PS. Since tomorrow is the end of the world, I suppose this is my last post ;). We had a good run. If only the Mayans thought to make their calendar longer! Or, you know, roll back to zero. What? That’s actually how it works? I have to think up a post for Saturday? Hm. I wonder why THAT wasn’t posted all over the news.

Sources
Tony Jebson’s page on The Origins of Old English

Thursday, December 8, 2011

Language of Confusion: Parts of Speech, part 2


Last week, I talked about the origins of some parts of speech and how they were probably created because with the printing press making books available to more people, grammar suddenly mattered. The meaning may have existed before 1440, but the name did not.

Preposition showed up in the late fourteenth century, from the classical Latin praepositionem. It is a combination of prae(pre-, as in before) and positionem (I’m pretty sure you can guess what that word means). Together, they make “put/place before. The grammatical sense was inspired by the Greeks, the first for using “put before” as the name for by, to, and all the rest. You have a lot to thank the ancient Greeks for, either by way of Latin or directly. In terms of naming grammatical terms, they came up with virtually everything.

Next we have interjection. It showed up in the early fifteenth century and also comes from classical Latin, in this case interiectionem. (I would guess you can thank Old French for throwing that j in there). It comes from the prefix inter- (between) and icere (to throw, also the origin word for jet...really). So it’s “to throw between”, which is appropriate for the sense of the word.

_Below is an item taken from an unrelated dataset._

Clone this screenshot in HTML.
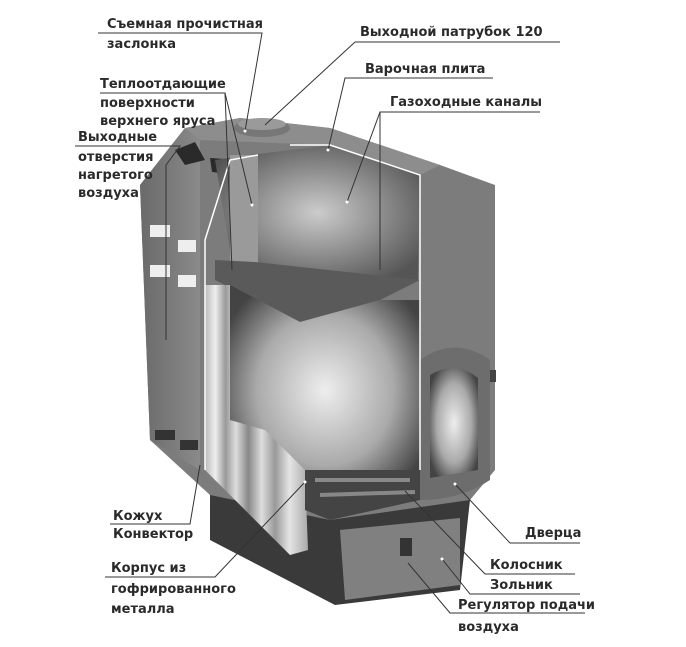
<!DOCTYPE html>
<html><head><meta charset="utf-8"><style>
html,body{margin:0;padding:0;background:#fff}
svg{display:block}
text{font-family:"DejaVu Sans","Liberation Sans",sans-serif;font-size:13px;font-weight:bold;fill:#2a2a2a}
</style></head><body>
<svg width="686" height="647" viewBox="0 0 686 647" xmlns="http://www.w3.org/2000/svg">
<defs>
<linearGradient id="side" x1="0" x2="1"><stop offset="0" stop-color="#6a6a6a"/><stop offset="1" stop-color="#8a8a8a"/></linearGradient>
<linearGradient id="corr" x1="0" x2="1">
<stop offset="0" stop-color="#bbb"/><stop offset=".1" stop-color="#eee"/><stop offset=".2" stop-color="#999"/><stop offset=".3" stop-color="#ddd"/><stop offset=".42" stop-color="#888"/><stop offset=".55" stop-color="#ddd"/><stop offset=".68" stop-color="#999"/><stop offset=".82" stop-color="#e5e5e5"/><stop offset="1" stop-color="#aaa"/></linearGradient>
<radialGradient id="fire" cx=".5" cy=".5" r=".6"><stop offset="0" stop-color="#eee"/><stop offset=".6" stop-color="#aaa"/><stop offset="1" stop-color="#444"/></radialGradient>
<radialGradient id="smoke" cx=".5" cy=".5" r=".6"><stop offset="0" stop-color="#ccc"/><stop offset="1" stop-color="#555"/></radialGradient>
</defs>
<polygon points="210,480 470,500 460,590 335,605 210,540" fill="#3a3a3a"/>
<polygon points="140,185 185,128 240,118 330,128 440,165 495,185 495,470 470,500 330,520 210,495 150,440" fill="#7c7c7c"/>
<polygon points="140,185 185,128 200,140 200,470 150,440" fill="url(#side)"/>
<polygon points="185,128 240,118 330,128 440,165 420,175 330,145 200,140" fill="#8d8d8d"/>
<polygon points="175,150 195,142 205,160 185,165" fill="#2a2a2a"/>
<polygon points="210,158 240,160 238,175 212,172" fill="#2a2a2a"/>
<rect x="150" y="225" width="20" height="12" fill="#eee"/><rect x="178" y="240" width="18" height="12" fill="#eee"/>
<rect x="150" y="265" width="20" height="12" fill="#eee"/><rect x="178" y="275" width="18" height="12" fill="#eee"/>
<rect x="155" y="430" width="20" height="10" fill="#333"/><rect x="180" y="440" width="18" height="10" fill="#333"/>
<polygon points="215,160 250,155 330,145 420,175 418,280 255,270 230,250" fill="url(#smoke)"/>
<polygon points="230,155 258,155 258,270 230,265" fill="#9a9a9a"/>
<polygon points="215,260 255,262 420,280 380,300 300,322 215,280" fill="#5a5a5a"/>
<polygon points="230,285 300,322 380,300 420,300 420,470 320,495 230,460" fill="url(#fire)"/>
<polygon points="205,285 230,285 230,420 265,430 305,470 308,550 290,555 255,520 205,470" fill="url(#corr)"/>
<polygon points="305,470 420,470 420,500 330,520 305,510" fill="#444"/>
<line x1="315" y1="480" x2="410" y2="480" stroke="#888" stroke-width="4"/><line x1="320" y1="495" x2="415" y2="492" stroke="#888" stroke-width="4"/>
<path d="M420,360 Q455,335 490,360 L490,480 Q460,500 420,500 Z" fill="#6d6d6d"/>
<path d="M430,375 Q455,360 478,378 L478,470 L430,478 Z" fill="url(#fire)"/>
<rect x="490" y="370" width="6" height="12" fill="#444"/>
<polygon points="340,530 460,518 460,585 345,600" fill="#808080"/>
<rect x="400" y="538" width="12" height="18" fill="#333"/>
<ellipse cx="262" cy="128" rx="28" ry="9" fill="#777"/>
<ellipse cx="262" cy="124" rx="24" ry="6" fill="#9a9a9a"/>
<polyline points="205,470 205,240 230,160 258,155" fill="none" stroke="#fff" stroke-width="1.5"/>
<polyline points="290,145 330,145 420,175 420,470" fill="none" stroke="#fff" stroke-width="1.5"/>
<g stroke="#333" stroke-width="1" fill="none">
<polyline points="98,33 262,33 245,131"/>
<polyline points="560,42 355,42 265,125"/>
<polyline points="493,78 345,78 328,150"/>
<polyline points="540,112 380,112 347,202"/>
<line x1="380" y1="112" x2="380" y2="270"/>
<polyline points="100,93 225,93 252,205"/>
<line x1="225" y1="93" x2="232" y2="270"/>
<polyline points="75,146 180,146 166,165 166,340"/>
<polyline points="110,524 190,524 200,465"/>
<polyline points="105,577 215,577 305,482"/>
<polyline points="580,543 510,543 455,484"/>
<polyline points="575,574 485,574 405,491"/>
<polyline points="580,594 470,594 442,559"/>
<polyline points="585,613 450,613 408,563"/>
</g>
<g fill="#fff"><circle cx="245" cy="131" r="1.5"/><circle cx="328" cy="150" r="1.5"/><circle cx="347" cy="202" r="1.5"/><circle cx="252" cy="205" r="1.5"/><circle cx="305" cy="482" r="1.5"/><circle cx="455" cy="484" r="1.5"/><circle cx="442" cy="559" r="1.5"/></g>
<text x="107" y="28">Съемная прочистная</text>
<text x="107" y="48">заслонка</text>
<text x="360" y="36">Выходной патрубок 120</text>
<text x="365" y="73">Варочная плита</text>
<text x="390" y="106">Газоходные каналы</text>
<text x="100" y="88">Теплоотдающие</text>
<text x="100" y="107">поверхности</text>
<text x="100" y="125">верхнего яруса</text>
<text x="78" y="141">Выходные</text>
<text x="78" y="161">отверстия</text>
<text x="78" y="179">нагретого</text>
<text x="78" y="197">воздуха</text>
<text x="113" y="520">Кожух</text>
<text x="113" y="538">Конвектор</text>
<text x="111" y="572">Корпус из</text>
<text x="111" y="593">гофрированного</text>
<text x="111" y="613">металла</text>
<text x="525" y="537">Дверца</text>
<text x="490" y="569">Колосник</text>
<text x="490" y="589">Зольник</text>
<text x="458" y="609">Регулятор подачи</text>
<text x="458" y="631">воздуха</text>
</svg>
</body></html>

Conjunction comes from the same time period, and it comes from the classical Latin conjunctionem, past participle of conjugare. That is also the origin word for conjugaland it means “join together”. Com- means together. Jugal, from jugular, means throat or neck (and before you ask, yes) and is related to yoke or join. Conjugal often used in the sexual sense, even today. So the next time you’re looking at and, but or or, just think that those two phrases are doing it.

You can’t unthink that.

Sources
Garret Wilson’s blog post on Greek influence
Idea Finder’s post on the Printing Press
And as always, the Online Etymology Dictionary

Thursday, December 1, 2011

Language of Confusion: Parts of Speech


Being as nerdy about words as I am, I find it interesting to get into details like why the parts of speech are called what they are. Hence this post, which will be in two parts because there are a lot of details to get into.

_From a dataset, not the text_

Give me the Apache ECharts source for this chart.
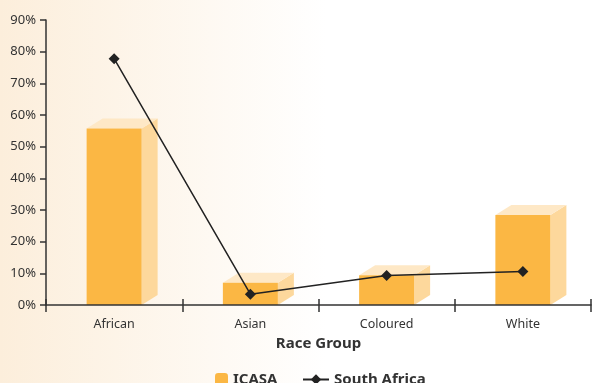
<!DOCTYPE html>
<html><head><meta charset="utf-8">
<script src="https://cdn.jsdelivr.net/npm/echarts@6/dist/echarts.min.js"></script>
<style>html,body{margin:0;padding:0;background:#fff}#c{width:593px;height:383px}</style>
</head><body><div id="c"></div>
<script>
const categories = ['African', 'Asian', 'Coloured', 'White'];
const icasa = [55.7, 7, 9.4, 28.4];
const southAfrica = [77.8, 3.4, 9.3, 10.6];
const yTicks = [0, 10, 20, 30, 40, 50, 60, 70, 80, 90];

const FONT = '"Noto Sans", sans-serif';
const chart = echarts.init(document.getElementById('c'));
const barW = 55, dx = 16, dy = 10;
chart.setOption({
  animation: false,
  backgroundColor: {type:'linear', x:0, y:0, x2:1, y2:0,
    colorStops:[{offset:0,color:'#FCEEDB'},{offset:0.55,color:'#FFFFFF'},{offset:1,color:'#FFFFFF'}]},
  textStyle: {fontFamily: FONT},
  grid: {left: 46, right: 2, top: 20, bottom: 78, containLabel: false},
  legend: [{
    data: ['ICASA'], left: 210, top: 367, itemWidth: 13, itemHeight: 13, itemGap: 10, itemTextGap: 8,
    textStyle: {fontFamily: FONT, fontWeight: 'bold', fontSize: 15, color: '#333'}
  },{
    data: ['South Africa'], left: 297, top: 367, itemWidth: 26, itemHeight: 13, itemTextGap: 14,
    textStyle: {fontFamily: FONT, fontWeight: 'bold', fontSize: 15, color: '#333'}
  }],
  xAxis: [{
    type: 'category', data: categories, boundaryGap: true,
    name: 'Race Group', nameLocation: 'middle', nameGap: 31,
    nameTextStyle: {fontFamily: FONT, fontWeight: 'bold', fontSize: 15, color: '#333'},
    axisLine: {lineStyle: {color: '#333', width: 1.5}},
    axisTick: {show: true, interval: 0, length: 7, lineStyle: {color: '#333', width: 1.5}},
    axisLabel: {interval: 0, margin: 13, fontSize: 12.5, color: '#333', fontFamily: FONT},
    z: 5
  },{
    type: 'category', data: categories, position: 'bottom', boundaryGap: true,
    axisLine: {show: false},
    axisTick: {show: true, inside: true, interval: 0, length: 6, lineStyle: {color: '#333', width: 1.5}},
    axisLabel: {show: false}
  }],
  yAxis: {
    type: 'value', min: 0, max: 90, interval: 10,
    splitLine: {show: false},
    axisLine: {show: true, lineStyle: {color: '#333', width: 1.5}},
    axisTick: {show: true, length: 6, lineStyle: {color: '#333', width: 1.5}},
    axisLabel: {formatter: v => yTicks.includes(v) ? v + '%' : '', fontSize: 13, color: '#333', margin: 10, fontFamily: FONT}
  },
  series: [{
    name: 'ICASA', type: 'custom',
    itemStyle: {color: '#FBB744'},
    data: icasa.map((v, i) => [i, v]),
    encode: {x: 0, y: 1},
    z: 2,
    renderItem: function (params, api) {
      const i = api.value(0), v = api.value(1);
      const top = api.coord([i, v]);
      const base = api.coord([i, 0]);
      const x0 = top[0] - barW / 2, x1 = top[0] + barW / 2;
      return {type: 'group', children: [
        {type: 'polygon', shape: {points: [[x1, base[1]], [x1 + dx, base[1] - dy], [x1 + dx, top[1] - dy], [x1, top[1]]]},
          style: {fill: '#FDD89C'}},
        {type: 'polygon', shape: {points: [[x0, top[1]], [x1, top[1]], [x1 + dx, top[1] - dy], [x0 + dx, top[1] - dy]]},
          style: {fill: '#FEE8C6'}},
        {type: 'rect', shape: {x: x0, y: top[1], width: barW, height: base[1] - top[1]},
          style: {fill: '#FBB744'}}
      ]};
    }
  },{
    name: 'South Africa', type: 'line', data: southAfrica,
    symbol: 'diamond', symbolSize: 11,
    lineStyle: {color: '#222', width: 1.5},
    itemStyle: {color: '#222'},
    z: 6
  }]
});
</script></body></html>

Verb first showed up in English in the late fourteenth century. It came from the Old French verbe, which had the same meaning (not a big jump there). Verbe came from the classical Latin verbum—a word and can be traced even further back to the Proto Indo European were(side note: verbum is also the origin word for verbatim; both literally mean “word for word”). Adverb showed up a little later, in the early fifteenth century. It came from the Late Latin adverbium, a translation of a Greek word. It’s combination of verbum and the prefix ad- (to, at), which can be thought to mean to a verb or “that which is added to a verb.”

Noun also showed up in the late fourteenth century, from the Old French nom and the classical Latin nomen. Appropriately enough, both of those mean “name.” Pronoun, of course, is the same word with a shiny new prefix. It showed up a little later, in the early fifteenth century. Pro- has several meanings, including “in place of,” making the word “in place of a noun.”

The final word we’ll be looking at today is adjective. The word itself showed up in the late fourteenth century from the Old French adjectif and the classical Latin adjectivum. Adjectivum comes from another Latin word, adicere, which means “to throw or place near.” It’s a combination of icere “to throw” and the prefix ad-. It has a slightly different meaning than in adverb. Here it means to, as in “to throw to.”

Have you noticed they all showed up around the same time? It’s worth noting that the time period is just after the invention of the printing press in 1440. Before books were mass produced, very few people had the need to read and write (oh, how mind-numbing it must have been). And so, very few people had the need to qualify language. Then grammar came along and the rest is history.